Ne pas confondre relocalisations « ricardiennes » et « schumpetériennes »

Par Par El Mouhoub Mouhoud, président de l'Université Paris Dauphine - PSL  |   |  623  mots
(Crédits : POOL New)
La 9ème édition du Printemps de l'économie, décalé à l'automne, se tient cette semaine. Partenaire de cet événement annuel destiné à vulgariser l'économie pour tous les public, La Tribune publie une série de tribunes autour du thème choisi pour 2021 : les bifurcations du monde post-Covid. Suivez ici le live et le replay video de la session animée par La Tribune mercredi 13 octobre avec El Mouhoub Mouhoud, président de l'Université Paris Dauphine - PSL sur le thème : récupérer des avantages comparatifs par l'innovation.

La relocalisation dont on parle beaucoup depuis la crise sanitaire n'est pas un phénomène nouveau. Elle exprime simplement l'idée qu'une entreprise qui a délocalisé ses processus de production pour bénéficier des écarts de coûts (par unité produite) peut aussi faire machine arrière. Et donc revenir produire dans son pays d'origine ou dans des territoires se trouvant à proximité des marchés qu'elle dessert. Mais la relocalisation peut aussi refléter un phénomène plus large de reconquête des avantages comparatifs des pays dans certains secteurs grâce à l'innovation technologique de procédés (robotisation, par exemple) ou de produits (nouveaux matériaux textiles, par exemple).

Il faut en fait distinguer deux types d'avantages comparatifs : les avantages longs et les avantages courts. Un pays disposant de ressources spécifiques permettant la fabrication d'un groupe de produits dispose d'un avantage long sur ses compétences mais d'avantages comparatifs courts sur les variétés de produits issus de ces compétences. Théoriquement, les pays innovateurs peuvent récupérer des avantages antérieurement perdus par rapport aux pays retardataires imitateurs. Dans la lignée des théories néo-technologiques du commerce international, certains modèles de croissance endogène des années 1990 ont pu montrer l'existence de ces phénomènes de récupération des avantages comparatifs.

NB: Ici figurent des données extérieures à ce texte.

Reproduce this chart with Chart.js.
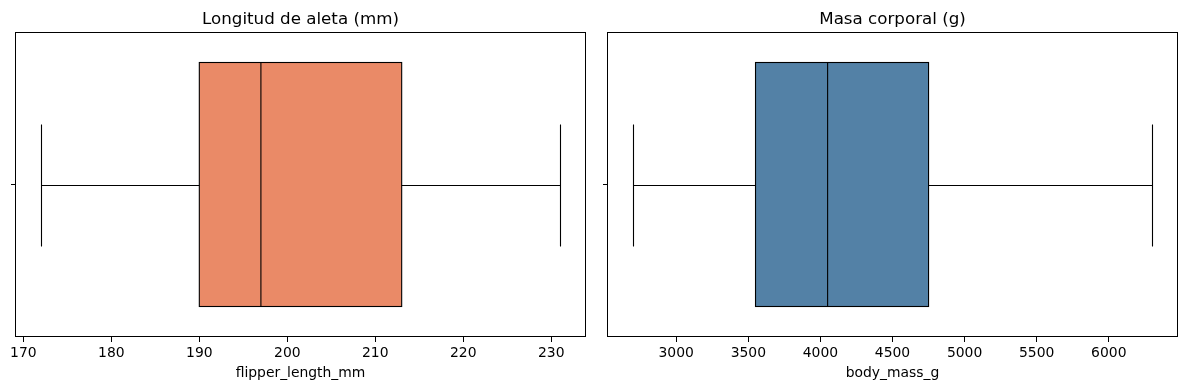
<!DOCTYPE html>
<html>
<head>
<meta charset="utf-8">
<script src="https://cdn.jsdelivr.net/npm/chart.js@4"></script>
<style>
  html, body { margin:0; padding:0; background:#fff; overflow:hidden; }
  #wrap { position:relative; width:1187px; height:390px; }
  .cell { position:absolute; top:0; height:390px; }
</style>
</head>
<body>
<div id="wrap">
  <div class="cell" style="left:0;width:596px;"><canvas id="c1"></canvas></div>
  <div class="cell" style="left:592px;width:595px;"><canvas id="c2"></canvas></div>
</div>
<script>
// ---- Data ----
const panelTitles = ["Longitud de aleta (mm)", "Masa corporal (g)"];
const axisTitles = ["flipper_length_mm", "body_mass_g"];
// five-number summaries: [whiskerLow, q1, median, q3, whiskerHigh]
const flipperStats = [172, 190, 197, 213, 231];
const massStats = [2700, 3550, 4050, 4750, 6300];
const flipperTicks = [170, 180, 190, 200, 210, 220, 230];
const massTicks = [3000, 3500, 4000, 4500, 5000, 5500, 6000];
const flipperRange = [169.05, 233.95];
const massRange = [2520, 6480];
const boxColors = ["#EA8A67", "#5381A6"];

const FONT = "'DejaVu Sans', sans-serif";

const framePlugin = {
  id: 'frameAndBox',
  afterDatasetsDraw(chart, args, opts) {
    const ctx = chart.ctx;
    const x = chart.scales.x, y = chart.scales.y;
    const s = opts.stats;
    const el = chart.getDatasetMeta(0).data[0];
    const cy = y.getPixelForValue(0);
    const h = el.height;
    const px = v => x.getPixelForValue(v);
    const rp = v => Math.round(x.getPixelForValue(v)) + 0.5;
    ctx.save();
    ctx.strokeStyle = '#000';
    ctx.lineWidth = 1.1;
    const ry = Math.round(cy) + 0.5;
    const top = cy - h / 2, bot = cy + h / 2;
    const capTop = Math.round(cy - h / 4) + 0.5, capBot = Math.round(cy + h / 4) + 0.5;
    ctx.beginPath();
    // whiskers
    ctx.moveTo(px(s[0]), ry); ctx.lineTo(px(s[1]), ry);
    ctx.moveTo(px(s[3]), ry); ctx.lineTo(px(s[4]), ry);
    // caps
    ctx.moveTo(rp(s[0]), capTop); ctx.lineTo(rp(s[0]), capBot);
    ctx.moveTo(rp(s[4]), capTop); ctx.lineTo(rp(s[4]), capBot);
    // median
    ctx.moveTo(px(s[2]), top); ctx.lineTo(px(s[2]), bot);
    ctx.stroke();
    // box outline (exact bar edges)
    ctx.strokeRect(px(s[1]), top, px(s[3]) - px(s[1]), bot - top);
    // frame
    const a = chart.chartArea;
    ctx.lineWidth = 1;
    ctx.strokeRect(Math.round(a.left) + 0.5, Math.round(a.top) + 0.5,
                   Math.round(a.right - a.left) - 1, Math.round(a.bottom - a.top) - 1);
    // panel title
    ctx.fillStyle = '#000';
    ctx.font = "16.7px " + FONT;
    ctx.textAlign = 'center';
    ctx.textBaseline = 'alphabetic';
    ctx.fillText(opts.title, (a.left + a.right) / 2, a.top - 8.5);
    ctx.restore();
  }
};

function makeChart(id, stats, ticks, range, color, title, xTitle, padRight) {
  return new Chart(document.getElementById(id), {
    type: 'bar',
    data: {
      labels: [''],
      datasets: [{
        data: [[stats[1], stats[3]]],
        backgroundColor: color,
        borderWidth: 0,
        barPercentage: 0.8,
        categoryPercentage: 1.0
      }]
    },
    options: {
      indexAxis: 'y',
      responsive: true,
      maintainAspectRatio: false,
      animation: false,
      layout: { padding: { top: 32, left: 0, right: padRight, bottom: 0 } },
      plugins: {
        legend: { display: false },
        tooltip: { enabled: false },
        title: { display: false },
        frameAndBox: { stats: stats, title: title }
      },
      scales: {
        x: {
          type: 'linear',
          min: range[0], max: range[1],
          afterBuildTicks(scale) { scale.ticks = ticks.map(v => ({ value: v })); },
          afterFit(scale) { scale.height = 53; },
          grid: { display: true, drawOnChartArea: false, drawTicks: true, tickLength: 5, color: '#000', tickColor: '#000' },
          border: { display: false },
          ticks: { color: '#000', font: { family: FONT, size: 13.9 }, padding: 3, maxRotation: 0, autoSkip: false,
                   callback: v => String(v) },
          title: { display: true, text: xTitle, color: '#000', font: { family: FONT, size: 13.9 }, padding: { top: 0, bottom: 8 } }
        },
        y: {
          type: 'category',
          afterFit(scale) { scale.width = 15; },
          grid: { display: true, drawOnChartArea: false, drawTicks: true, tickLength: 4, color: '#000', tickColor: '#000', offset: false },
          border: { display: false },
          ticks: { display: true, callback: () => '', padding: 0 }
        }
      }
    },
    plugins: [framePlugin]
  });
}

makeChart('c1', flipperStats, flipperTicks, flipperRange, boxColors[0], panelTitles[0], axisTitles[0], 10);
makeChart('c2', massStats, massTicks, massRange, boxColors[1], panelTitles[1], axisTitles[1], 9);
</script>
</body>
</html>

Imaginons deux pays à capacités technologiques différentes représentant le Nord développé et le Sud en rattrapage. Les producteurs du Sud peuvent imiter les produits découverts par le pays du Nord et les producteurs du Nord peuvent innover dans la fabrication de ces mêmes produits. Le pays innovateur accomplit ainsi des efforts d'innovation pour récupérer la production et donc la rapatrier, car il possède les compétences initiales et les activités de R&D. L'activité d'imitation du pays du Sud, parce qu'elle requière des ressources, est donc coûteuse. Ce qui exclut alors l'hypothèse traditionnelle d'une diffusion automatique des connaissances dans le monde. Parallèlement, les politiques de subvention à la recherche dans le pays du Nord augmentent le montant des ressources consacrées à cette activité et donc la probabilité d'innover.

Ces va-et-vient potentiels vont à l'encontre de la théorie du cycle du produit de Raymond Vernon, qui suppose une perte définitive du pays innovateur sur le produit imité et délocalisé. Ces récupérations d'avantages comparatifs s'expliquent par l'existence d'avantages longs et cumulatifs des pays innovateurs sur les blocs de compétences ayant permis l'invention et la production du produit qui connaîtra ensuite un processus de banalisation par imitation. L'avantage de localisation du produit se modifie en fonction du cycle d'innovation-imitation mais l'avantage long sur les compétences permet des retours des avantages comparatifs sur les produits. Le cycle du produit ne constitue en fait qu'un moment dans la dynamique d'évolution des connaissances technologiques issues d'un secteur donné.

D'où l'existence de deux types de relocalisations. La première, les relocalisations de retour dites « ricardiennes » liées à l'inversion des différences de coûts de production par unité produite entre les pays grâce, par exemple, à la robotisation par exemple. Ces relocalisations ne sont pas forcément pérennes. La seconde, les relocalisations «schumpetériennes » ou de développement compétitif liées à l'innovation de produits dans les territoires et autorisant une nouvelle dynamique de croissance. Ces dernières, plus pérennes, sont à privilégier.